• **INFORMATION SUPPLIED**
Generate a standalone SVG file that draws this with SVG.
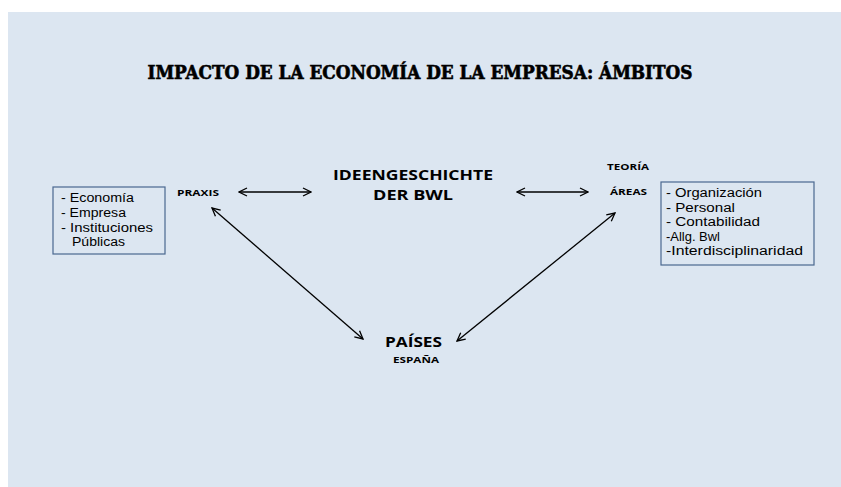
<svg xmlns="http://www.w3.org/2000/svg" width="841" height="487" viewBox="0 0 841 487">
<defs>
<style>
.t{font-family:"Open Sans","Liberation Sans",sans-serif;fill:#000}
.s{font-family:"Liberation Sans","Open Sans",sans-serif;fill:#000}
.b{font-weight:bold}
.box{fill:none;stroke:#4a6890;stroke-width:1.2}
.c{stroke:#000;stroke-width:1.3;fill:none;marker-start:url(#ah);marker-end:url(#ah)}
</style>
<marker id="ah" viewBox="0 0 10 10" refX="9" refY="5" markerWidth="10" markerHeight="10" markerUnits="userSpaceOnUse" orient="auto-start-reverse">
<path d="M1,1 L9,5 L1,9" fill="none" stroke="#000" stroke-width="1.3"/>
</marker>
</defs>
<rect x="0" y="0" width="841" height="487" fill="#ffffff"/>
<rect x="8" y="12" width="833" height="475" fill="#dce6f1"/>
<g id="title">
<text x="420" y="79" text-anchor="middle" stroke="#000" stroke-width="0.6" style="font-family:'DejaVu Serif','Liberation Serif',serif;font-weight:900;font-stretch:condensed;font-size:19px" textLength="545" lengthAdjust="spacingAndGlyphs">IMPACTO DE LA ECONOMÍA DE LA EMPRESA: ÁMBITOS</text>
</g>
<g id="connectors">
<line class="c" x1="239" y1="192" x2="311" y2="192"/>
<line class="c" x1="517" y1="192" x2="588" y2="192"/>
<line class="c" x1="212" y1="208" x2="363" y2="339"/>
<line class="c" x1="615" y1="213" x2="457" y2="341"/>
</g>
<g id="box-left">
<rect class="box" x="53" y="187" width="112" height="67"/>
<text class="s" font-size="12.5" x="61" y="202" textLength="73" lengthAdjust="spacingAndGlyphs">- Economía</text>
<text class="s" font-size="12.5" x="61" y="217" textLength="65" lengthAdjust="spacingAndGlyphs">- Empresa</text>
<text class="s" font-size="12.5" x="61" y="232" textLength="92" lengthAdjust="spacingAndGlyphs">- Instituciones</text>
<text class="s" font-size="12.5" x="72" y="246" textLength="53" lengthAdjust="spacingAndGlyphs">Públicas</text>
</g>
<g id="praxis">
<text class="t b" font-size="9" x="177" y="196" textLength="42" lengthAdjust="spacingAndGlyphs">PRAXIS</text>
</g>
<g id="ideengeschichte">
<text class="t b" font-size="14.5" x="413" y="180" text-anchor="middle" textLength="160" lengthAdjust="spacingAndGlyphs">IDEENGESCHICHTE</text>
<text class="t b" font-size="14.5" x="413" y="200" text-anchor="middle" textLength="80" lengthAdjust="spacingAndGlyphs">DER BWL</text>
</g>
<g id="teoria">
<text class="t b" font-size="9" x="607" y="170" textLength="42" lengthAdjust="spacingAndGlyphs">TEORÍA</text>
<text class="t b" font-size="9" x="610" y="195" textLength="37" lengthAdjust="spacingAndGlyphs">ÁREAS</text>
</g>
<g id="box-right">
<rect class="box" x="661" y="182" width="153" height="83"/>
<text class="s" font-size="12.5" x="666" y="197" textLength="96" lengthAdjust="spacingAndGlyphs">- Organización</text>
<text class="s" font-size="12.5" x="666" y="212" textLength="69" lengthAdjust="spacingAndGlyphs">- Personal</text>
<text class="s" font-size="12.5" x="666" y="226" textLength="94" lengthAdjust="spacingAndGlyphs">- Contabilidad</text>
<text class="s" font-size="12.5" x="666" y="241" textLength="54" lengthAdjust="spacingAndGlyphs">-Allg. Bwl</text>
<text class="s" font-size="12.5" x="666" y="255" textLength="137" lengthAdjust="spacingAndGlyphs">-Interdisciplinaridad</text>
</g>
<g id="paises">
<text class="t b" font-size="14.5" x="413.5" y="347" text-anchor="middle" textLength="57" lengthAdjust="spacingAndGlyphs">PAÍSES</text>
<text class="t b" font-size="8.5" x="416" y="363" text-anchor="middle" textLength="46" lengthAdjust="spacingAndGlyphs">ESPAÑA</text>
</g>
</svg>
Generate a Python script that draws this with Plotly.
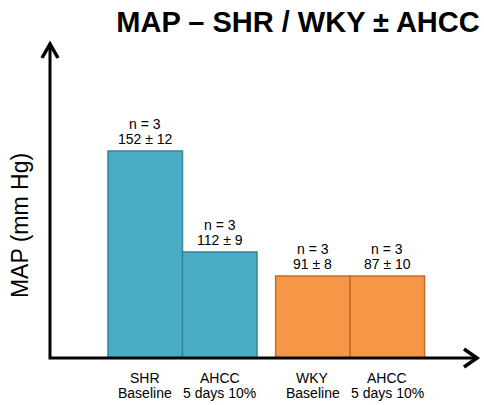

• **WHAT TO WORK ON**
Keep the pictures out and write out the records exactly.

• **WORKED SOLUTION**
Generate a standalone SVG file that draws this with SVG.
<svg xmlns="http://www.w3.org/2000/svg" width="841" height="487" viewBox="0 0 841 487">
<defs>
<style>
.t{font-family:"Open Sans","Liberation Sans",sans-serif;fill:#000}
.s{font-family:"Liberation Sans","Open Sans",sans-serif;fill:#000}
.b{font-weight:bold}
.box{fill:none;stroke:#4a6890;stroke-width:1.2}
.c{stroke:#000;stroke-width:1.3;fill:none;marker-start:url(#ah);marker-end:url(#ah)}
</style>
<marker id="ah" viewBox="0 0 10 10" refX="9" refY="5" markerWidth="10" markerHeight="10" markerUnits="userSpaceOnUse" orient="auto-start-reverse">
<path d="M1,1 L9,5 L1,9" fill="none" stroke="#000" stroke-width="1.3"/>
</marker>
</defs>
<rect x="0" y="0" width="841" height="487" fill="#ffffff"/>
<rect x="8" y="12" width="833" height="475" fill="#dce6f1"/>
<g id="title">
<text x="420" y="79" text-anchor="middle" stroke="#000" stroke-width="0.6" style="font-family:'DejaVu Serif','Liberation Serif',serif;font-weight:900;font-stretch:condensed;font-size:19px" textLength="545" lengthAdjust="spacingAndGlyphs">IMPACTO DE LA ECONOMÍA DE LA EMPRESA: ÁMBITOS</text>
</g>
<g id="connectors">
<line class="c" x1="239" y1="192" x2="311" y2="192"/>
<line class="c" x1="517" y1="192" x2="588" y2="192"/>
<line class="c" x1="212" y1="208" x2="363" y2="339"/>
<line class="c" x1="615" y1="213" x2="457" y2="341"/>
</g>
<g id="box-left">
<rect class="box" x="53" y="187" width="112" height="67"/>
<text class="s" font-size="12.5" x="61" y="202" textLength="73" lengthAdjust="spacingAndGlyphs">- Economía</text>
<text class="s" font-size="12.5" x="61" y="217" textLength="65" lengthAdjust="spacingAndGlyphs">- Empresa</text>
<text class="s" font-size="12.5" x="61" y="232" textLength="92" lengthAdjust="spacingAndGlyphs">- Instituciones</text>
<text class="s" font-size="12.5" x="72" y="246" textLength="53" lengthAdjust="spacingAndGlyphs">Públicas</text>
</g>
<g id="praxis">
<text class="t b" font-size="9" x="177" y="196" textLength="42" lengthAdjust="spacingAndGlyphs">PRAXIS</text>
</g>
<g id="ideengeschichte">
<text class="t b" font-size="14.5" x="413" y="180" text-anchor="middle" textLength="160" lengthAdjust="spacingAndGlyphs">IDEENGESCHICHTE</text>
<text class="t b" font-size="14.5" x="413" y="200" text-anchor="middle" textLength="80" lengthAdjust="spacingAndGlyphs">DER BWL</text>
</g>
<g id="teoria">
<text class="t b" font-size="9" x="607" y="170" textLength="42" lengthAdjust="spacingAndGlyphs">TEORÍA</text>
<text class="t b" font-size="9" x="610" y="195" textLength="37" lengthAdjust="spacingAndGlyphs">ÁREAS</text>
</g>
<g id="box-right">
<rect class="box" x="661" y="182" width="153" height="83"/>
<text class="s" font-size="12.5" x="666" y="197" textLength="96" lengthAdjust="spacingAndGlyphs">- Organización</text>
<text class="s" font-size="12.5" x="666" y="212" textLength="69" lengthAdjust="spacingAndGlyphs">- Personal</text>
<text class="s" font-size="12.5" x="666" y="226" textLength="94" lengthAdjust="spacingAndGlyphs">- Contabilidad</text>
<text class="s" font-size="12.5" x="666" y="241" textLength="54" lengthAdjust="spacingAndGlyphs">-Allg. Bwl</text>
<text class="s" font-size="12.5" x="666" y="255" textLength="137" lengthAdjust="spacingAndGlyphs">-Interdisciplinaridad</text>
</g>
<g id="paises">
<text class="t b" font-size="14.5" x="413.5" y="347" text-anchor="middle" textLength="57" lengthAdjust="spacingAndGlyphs">PAÍSES</text>
<text class="t b" font-size="8.5" x="416" y="363" text-anchor="middle" textLength="46" lengthAdjust="spacingAndGlyphs">ESPAÑA</text>
</g>
</svg>
Generate a Python script that draws this with Plotly.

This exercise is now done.